Medical Tourism with HCV

Note: Consult with your doctor, and a lawyer before you accidentally commit a felony.

I keep seeing blogs and comments in forums explaining anecdotally how they did it and why it’s good.

It’s not good, it may save someone’s life, but that does not make it good. Because in bypassing our system, more will die from lack of adequate care.

Don’t suggest medical tourism as a solution. It’s like saying, yeah we don’t have running water in our town, so we just take buckets back when we visit friends in other towns.

In the United States we presently have around 71 million people ( that’s about twice the population of Canada) on Medicaid.1 Four states will effectively deny new DAAs (Direct Acting Antivirals like Sovaldi) to over a hundred thousand HCV patients until they prove they have F4 cirrhosis. In fact, Sofosbuvir (Sovaldi) is restricted to decompensated patients for around 5.7 million people on Medicaid. In other words, you need to have both permanent liver damage, and be fatally ill to get the new meds.
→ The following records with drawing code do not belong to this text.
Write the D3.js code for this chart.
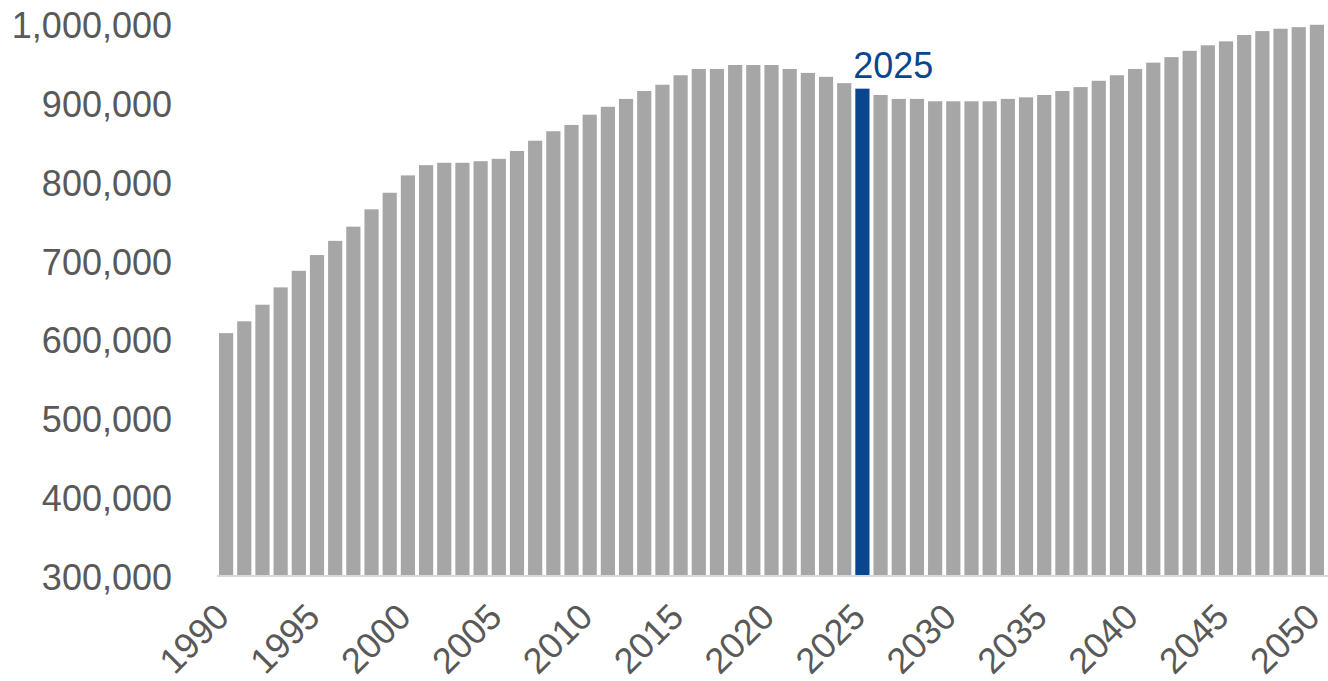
<!DOCTYPE html>
<html>
<head>
<meta charset="utf-8">
<script src="https://cdn.jsdelivr.net/npm/d3@7"></script>
<style>
  html, body { margin: 0; padding: 0; background: #fff; }
  svg { display: block; }
  text { font-family: "Liberation Sans", Arial, sans-serif; }
</style>
</head>
<body>
<svg id="chart" width="1328" height="681"></svg>
<script>
const years = d3.range(1990, 2051);
const values = [
  608000, 623000, 644000, 666000, 687000, 707000, 725000, 743000, 765000, 786000,
  808000, 821000, 824000, 824000, 826000, 829000, 839000, 852000, 864000, 872000,
  885000, 895000, 905000, 915000, 923000, 935000, 943000, 943000, 948000, 948000,
  948000, 943000, 938000, 933000, 925000, 918000, 910000, 905000, 905000, 902000,
  902000, 902000, 902000, 905000, 907000, 910000, 915000, 920000, 928000, 935000,
  943000, 951000, 958000, 966000, 973000, 978000, 986000, 991000, 994000, 996000,
  999000
];
const yTicks = [300000, 400000, 500000, 600000, 700000, 800000, 900000, 1000000];
const xTickYears = [1990, 1995, 2000, 2005, 2010, 2015, 2020, 2025, 2030, 2035, 2040, 2045, 2050];
const highlightYear = 2025;

const svg = d3.select("#chart");
const x = d3.scaleBand().domain(years).range([217, 1326]).paddingInner(0.22).paddingOuter(0.11);
const y = d3.scaleLinear().domain([300000, 1000000]).range([576, 24]);
const fmt = d3.format(",");

// bars
svg.append("g").selectAll("rect").data(years).join("rect")
  .attr("x", d => x(d))
  .attr("width", x.bandwidth())
  .attr("y", (d, i) => y(values[i]))
  .attr("height", (d, i) => y(300000) - y(values[i]))
  .attr("fill", d => d === highlightYear ? "#0a4690" : "#a6a6a6");

// x axis line
svg.append("line")
  .attr("x1", 217).attr("x2", 1328)
  .attr("y1", y(300000)).attr("y2", y(300000))
  .attr("stroke", "#d9d9d9").attr("stroke-width", 2);

// y axis labels
const yAxis = d3.axisLeft(y).tickValues(yTicks).tickFormat(fmt).tickSize(0).tickPadding(0);
const yg = svg.append("g").attr("transform", "translate(172,2)").call(yAxis);
yg.select(".domain").remove();
yg.selectAll("text").attr("font-size", 36).attr("fill", "#595959")
  .attr("font-family", "'Liberation Sans', Arial, sans-serif");

// x axis labels
const xAxis = d3.axisBottom(x).tickValues(xTickYears).tickSize(0).tickPadding(0);
const xg = svg.append("g").attr("transform", "translate(0,576)").call(xAxis);
xg.select(".domain").remove();
xg.selectAll("text")
  .attr("font-size", 36).attr("fill", "#595959")
  .attr("font-family", "'Liberation Sans', Arial, sans-serif")
  .attr("text-anchor", "end")
  .attr("dy", null)
  .attr("y", 0)
  .attr("transform", "translate(5,43) rotate(-45)");

// highlight label
const hi = years.indexOf(highlightYear);
svg.append("text")
  .attr("x", x(highlightYear) - 2)
  .attr("y", y(values[hi]) - 11)
  .attr("font-size", 36)
  .attr("fill", "#0a4690")
  .text(String(highlightYear));
</script>
</body>
</html>
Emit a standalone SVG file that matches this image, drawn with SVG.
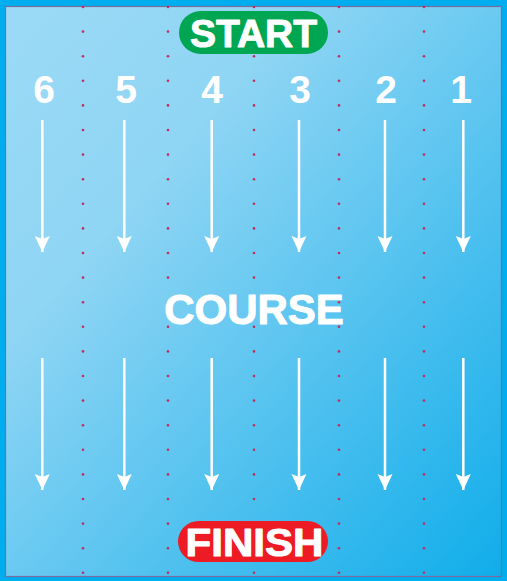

Medical tourism with HCV in the United States has a problem. Importing prescriptions is punishable by up to 10 years and $250,000.

US Code: Title 21, §333.Penalties:

“(b) Prescription drug marketing violations
(1) Notwithstanding subsection (a) of this section, any person who violates section 331(t) of this title by-
(A) knowingly importing a drug in violation of section 381(d)(1) of this title,
(B) knowingly selling, purchasing, or trading a drug or drug sample or knowingly offering to sell, purchase, or trade a drug or drug sample, in violation of section 353(c)(1) of this title, … shall be imprisoned for not more than 10 years or fined not more than $250,000, or both.”2

There is no 90 day supply, there is no personal use exemption.

Legality aside, there are 130-180 Million people with HCV worldwide. Every country is combating this illness. When HCV infected persons coming in from a developed country they disrupt the medical care environment of the developing country or LDC (formerly third world) and can price HCV patients in that country out of the market.

Perhaps the water analogy was not precise enough. Its more like saying, yeah we don’t have running water in our town, so we just take full buckets back when we visit less well off towns because they sell buckets of water cheaper there.

By encouraging medical tourism for HCV, we are disenfranchising the visited country’s citizens from HCV cures and perpetuating our own prohibitively expensive system.

This is an epidemic. Be Informed, and Fight right.